§ **Entries with chart source code**:
====

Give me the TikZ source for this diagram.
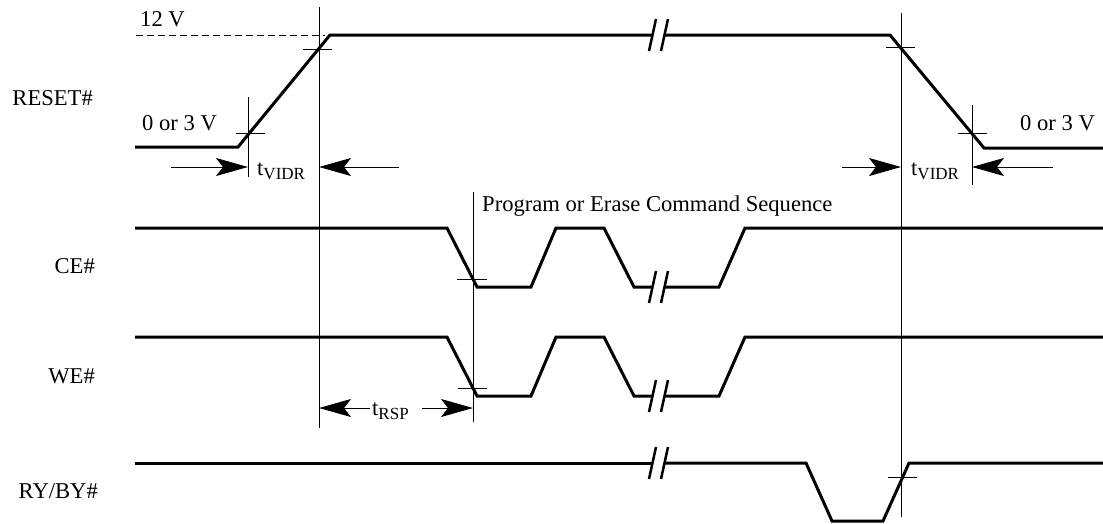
\documentclass[tikz,border=0pt]{standalone}
\usepackage{fontspec}
\setmainfont{Liberation Serif}
\usetikzlibrary{arrows.meta}
\tikzset{
  sig/.style={line width=3pt, line join=miter},
  guide/.style={line width=1pt},
  dim/.style={line width=1pt, -{Stealth[length=32pt,width=18pt,inset=7pt]}},
  brk/.style={line width=2.5pt},
  lbl/.style={inner sep=0pt, font=\fontsize{22.6}{27}\selectfont},
}
\newcommand{\tsub}[1]{t\raisebox{-4pt}{\fontsize{17}{20}\selectfont #1}}
\begin{document}
\begin{tikzpicture}[x=1pt,y=-1pt]
            \useasboundingbox (0,0) rectangle (1103,523);

            \node[lbl, anchor=base east] (reset) at (93,105) {RESET\#};
            \node[lbl, anchor=base east] (ce) at (95,273) {CE\#};
            \node[lbl, anchor=base east] (we) at (95,383) {WE\#};
            \node[lbl, anchor=base east] (rdy) at (98,498) {RY/BY\#};

            \node[lbl, anchor=base west] (v12) at (140,26) {12 V};
            \node[lbl, anchor=base west] (vlo1) at (142,130) {0 or 3 V};
            \node[lbl, anchor=base west] (vlo2) at (1020,130) {0 or 3 V};
            \node[lbl, anchor=base west] (seq) at (482,211) {Program or Erase Command Sequence};
            \node[lbl, anchor=base west] (tv1) at (257,175) {\tsub{VIDR}};
            \node[lbl, anchor=base west] (tv2) at (911,175) {\tsub{VIDR}};
            \node[lbl, anchor=base west] (trsp) at (372,415) {\tsub{RSP}};

            \draw[guide, dash pattern=on 7pt off 4pt] (136,35) -- (325,35);
            \draw[sig] (135,147) -- (238,147) -- (330,35) -- (653,35);
            \draw[sig] (665,35) -- (890,35) -- (984,148) -- (1103,148);
            \draw[sig] (135,228) -- (447,228) -- (477,287) -- (531,287) -- (556,228) -- (604,228) -- (634,287) -- (653,287);
            \draw[sig] (665,287) -- (719,287) -- (745,228) -- (1103,228);
            \draw[sig] (135,337) -- (447,337) -- (477,396) -- (531,396) -- (556,337) -- (604,337) -- (634,396) -- (653,396);
            \draw[sig] (665,396) -- (719,396) -- (745,337) -- (1103,337);
            \draw[sig] (135,463) -- (653,463);
            \draw[sig] (665,463) -- (806,463) -- (832,521) -- (883,521) -- (909,463) -- (1103,463);

            \foreach \y in {35,287,396,463}
                \draw[brk, shift={(659,\y)}] (-10,16) -- (-3,-16) (2,16) -- (9,-16);

            \draw[guide] (319,7) -- (319,428);
            \draw[guide] (248,97) -- (248,177);
            \draw[guide] (901,13) -- (901,517);
            \draw[guide] (972,105) -- (972,185);
            \draw[guide] (473,192) -- (473,422);
            \draw[guide] (303,49) -- (332,49);
            \draw[guide] (236,133) -- (265,133);
            \draw[guide] (886,47) -- (915,47);
            \draw[guide] (958,133) -- (987,133);
            \draw[guide] (457,279) -- (487,279);
            \draw[guide] (458,388) -- (487,388);
            \draw[guide] (888,477) -- (917,477);

            \coordinate (vl0) at (171,167);
            \coordinate (vl1) at (248,167);
            \coordinate (vr0) at (399,167);
            \coordinate (vr1) at (319,167);
            \coordinate (wl0) at (842,167);
            \coordinate (wl1) at (901,167);
            \coordinate (wr0) at (1053,167);
            \coordinate (wr1) at (972,167);
            \coordinate (ra0) at (370,408);
            \coordinate (ra1) at (319,408);
            \coordinate (rb0) at (422,408);
            \coordinate (rb1) at (473,408);

            \path (vl0) edge[dim] (vl1);
            \path (vr0) edge[dim] (vr1);
            \path (wl0) edge[dim] (wl1);
            \path (wr0) edge[dim] (wr1);
            \path (ra0) edge[dim] (ra1);
            \path (rb0) edge[dim] (rb1);
        \end{tikzpicture}
\end{document}
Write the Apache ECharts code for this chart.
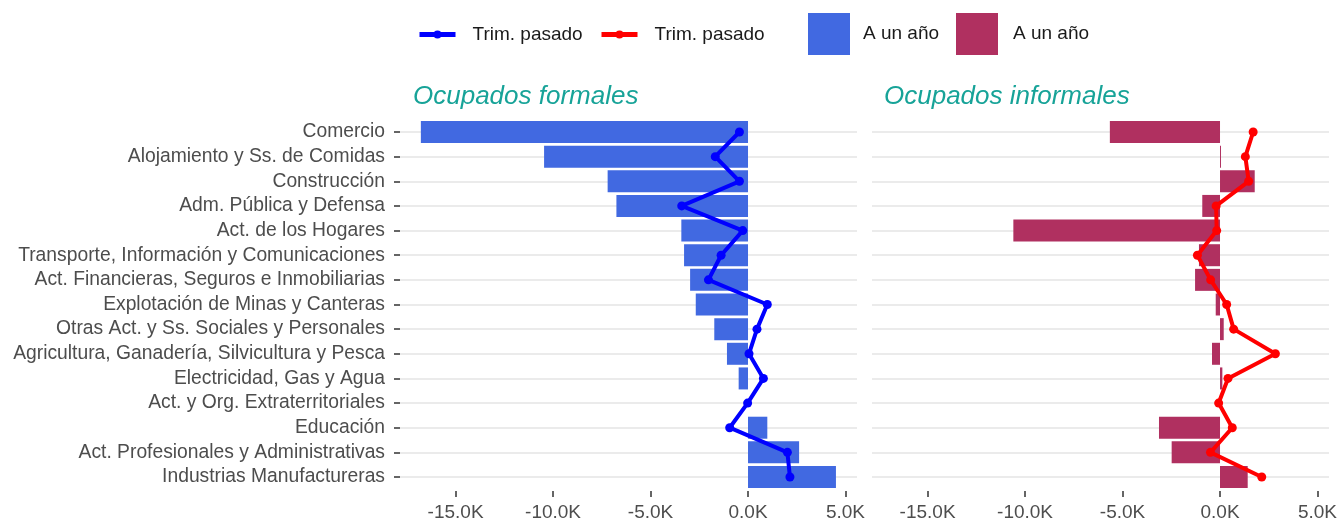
<!DOCTYPE html>
<html>
<head>
<meta charset="utf-8">
<script src="https://cdn.jsdelivr.net/npm/echarts@6/dist/echarts.min.js"></script>
<style>
html,body{margin:0;padding:0;background:#fff;}
#chart{width:1339px;height:522px;}
</style>
</head>
<body>
<div id="chart"></div>
<script>
// ---- data ----
const categories = [
  "Comercio",
  "Alojamiento y Ss. de Comidas",
  "Construcción",
  "Adm. Pública y Defensa",
  "Act. de los Hogares",
  "Transporte, Información y Comunicaciones",
  "Act. Financieras, Seguros e Inmobiliarias",
  "Explotación de Minas y Canteras",
  "Otras Act. y Ss. Sociales y Personales",
  "Agricultura, Ganadería, Silvicultura y Pesca",
  "Electricidad, Gas y Agua",
  "Act. y Org. Extraterritoriales",
  "Educación",
  "Act. Profesionales y Administrativas",
  "Industrias Manufactureras"
];
const formalYear     = [-16780,-10460,-7200,-6750,-3420,-3280,-2970,-2680,-1730,-1080,-480,0,990,2620,4510];
const formalQuarter  = [-440,-1680,-440,-3400,-270,-1380,-2030,990,460,50,790,-20,-940,2020,2150];
const informalYear   = [-5650,50,1780,-910,-10600,-1080,-1280,-220,190,-410,120,0,-3130,-2480,1420];
const informalQuarter= [1700,1300,1470,-200,-170,-1160,-480,340,700,2840,410,-70,630,-490,2140];
const xTicks = [-15000,-10000,-5000,0,5000];
const panelTitles = ["Ocupados formales","Ocupados informales"];
const seriesNames = {
  fq: "Trim. pasado (formales)",
  iq: "Trim. pasado (informales)",
  fy: "A un año (formales)",
  iy: "A un año (informales)"
};
const seriesLabels = {};
seriesLabels[seriesNames.fq] = "Trim. pasado";
seriesLabels[seriesNames.iq] = "Trim. pasado";
seriesLabels[seriesNames.fy] = "A un año";
seriesLabels[seriesNames.iy] = "A un año";

// ---- chart ----
const FONT = "Liberation Sans, Arial, sans-serif";
const FS = 19;
const XMIN = -17850, XMAX = 5590;
const fmtK = v => (v/1000).toFixed(1) + "K";
const legendFmt = n => seriesLabels[n] || n;

function xAxisCfg(gridIndex){
  return {
    type: 'value', gridIndex, min: XMIN, max: XMAX, offset: 14,
    axisLine: {show: false, onZero: false},
    splitLine: {show: false},
    axisTick: {show: true, length: 6, lineStyle: {color: '#333', width: 1.5}, customValues: xTicks},
    axisLabel: {show: true, margin: 12, color: '#4d4d4d', fontSize: FS, fontFamily: FONT,
                customValues: xTicks, formatter: fmtK}
  };
}
function yAxisCfg(gridIndex, showLabels){
  return {
    type: 'category', gridIndex, data: categories, inverse: true, boundaryGap: false,
    axisLine: {show: false, onZero: false},
    axisTick: {show: showLabels, length: 6, interval: 0, lineStyle: {color: '#333', width: 1.5}},
    axisLabel: {show: showLabels, interval: 0, margin: 15, color: '#4d4d4d', fontSize: 19.3, fontFamily: FONT},
    splitLine: {show: true, interval: 0, lineStyle: {color: '#ebebeb', width: 2}}
  };
}

const legendText = pad => ({color: '#1a1a1a', fontSize: FS, fontFamily: FONT, padding: [0,0,0,pad]});

const chart = echarts.init(document.getElementById('chart'), null, {renderer: 'canvas'});
const option = {
  animation: false,
  backgroundColor: '#ffffff',
  textStyle: {fontFamily: FONT},
  title: [
    {text: panelTitles[0], left: 408, top: 79,
     textStyle: {color: '#17a398', fontSize: 26, fontStyle: 'italic', fontWeight: 'normal', fontFamily: FONT}},
    {text: panelTitles[1], left: 879, top: 79,
     textStyle: {color: '#17a398', fontSize: 26, fontStyle: 'italic', fontWeight: 'normal', fontFamily: FONT}}
  ],
  legend: [
    {data: [seriesNames.fq], left: 417, top: 25, padding: 0, itemWidth: 36, itemHeight: 10, formatter: legendFmt,
     lineStyle: {width: 5}, textStyle: legendText(12)},
    {data: [seriesNames.iq], left: 599, top: 25, padding: 0, itemWidth: 36, itemHeight: 10, formatter: legendFmt,
     lineStyle: {width: 5}, textStyle: legendText(12)},
    {data: [{name: seriesNames.fy, icon: 'rect'}], left: 808, top: 13, padding: 0, itemWidth: 42, itemHeight: 42, formatter: legendFmt,
     textStyle: legendText(8)},
    {data: [{name: seriesNames.iy, icon: 'rect'}], left: 956, top: 13, padding: 0, itemWidth: 42, itemHeight: 42, formatter: legendFmt,
     textStyle: legendText(10)}
  ],
  grid: [
    {left: 400, top: 132, width: 457, height: 345, containLabel: false, outerBoundsMode: 'none'},
    {left: 872, top: 132, width: 457, height: 345, containLabel: false, outerBoundsMode: 'none'}
  ],
  xAxis: [xAxisCfg(0), xAxisCfg(1)],
  yAxis: [yAxisCfg(0, true), yAxisCfg(1, false)],
  series: [
    {name: seriesNames.fy, type: 'bar', xAxisIndex: 0, yAxisIndex: 0, data: formalYear,
     barWidth: 22, clip: false, itemStyle: {color: '#4169E1'}, z: 2},
    {name: seriesNames.iy, type: 'bar', xAxisIndex: 1, yAxisIndex: 1, data: informalYear,
     barWidth: 22, clip: false, itemStyle: {color: '#B03060'}, z: 2},
    {name: seriesNames.fq, type: 'line', xAxisIndex: 0, yAxisIndex: 0, data: formalQuarter,
     clip: false, symbol: 'circle', symbolSize: 9, showAllSymbol: true,
     lineStyle: {color: '#0000FF', width: 4}, itemStyle: {color: '#0000FF'}, z: 3},
    {name: seriesNames.iq, type: 'line', xAxisIndex: 1, yAxisIndex: 1, data: informalQuarter,
     clip: false, symbol: 'circle', symbolSize: 9, showAllSymbol: true,
     lineStyle: {color: '#FF0000', width: 4}, itemStyle: {color: '#FF0000'}, z: 3}
  ]
};
chart.setOption(option);
</script>
</body>
</html>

====

§ **Exercise brief**:
Working from the entries above, return all lines that contain "this".

§ **Solution to the exercise**:
Give me the TikZ source for this diagram.
Write the Apache ECharts code for this chart.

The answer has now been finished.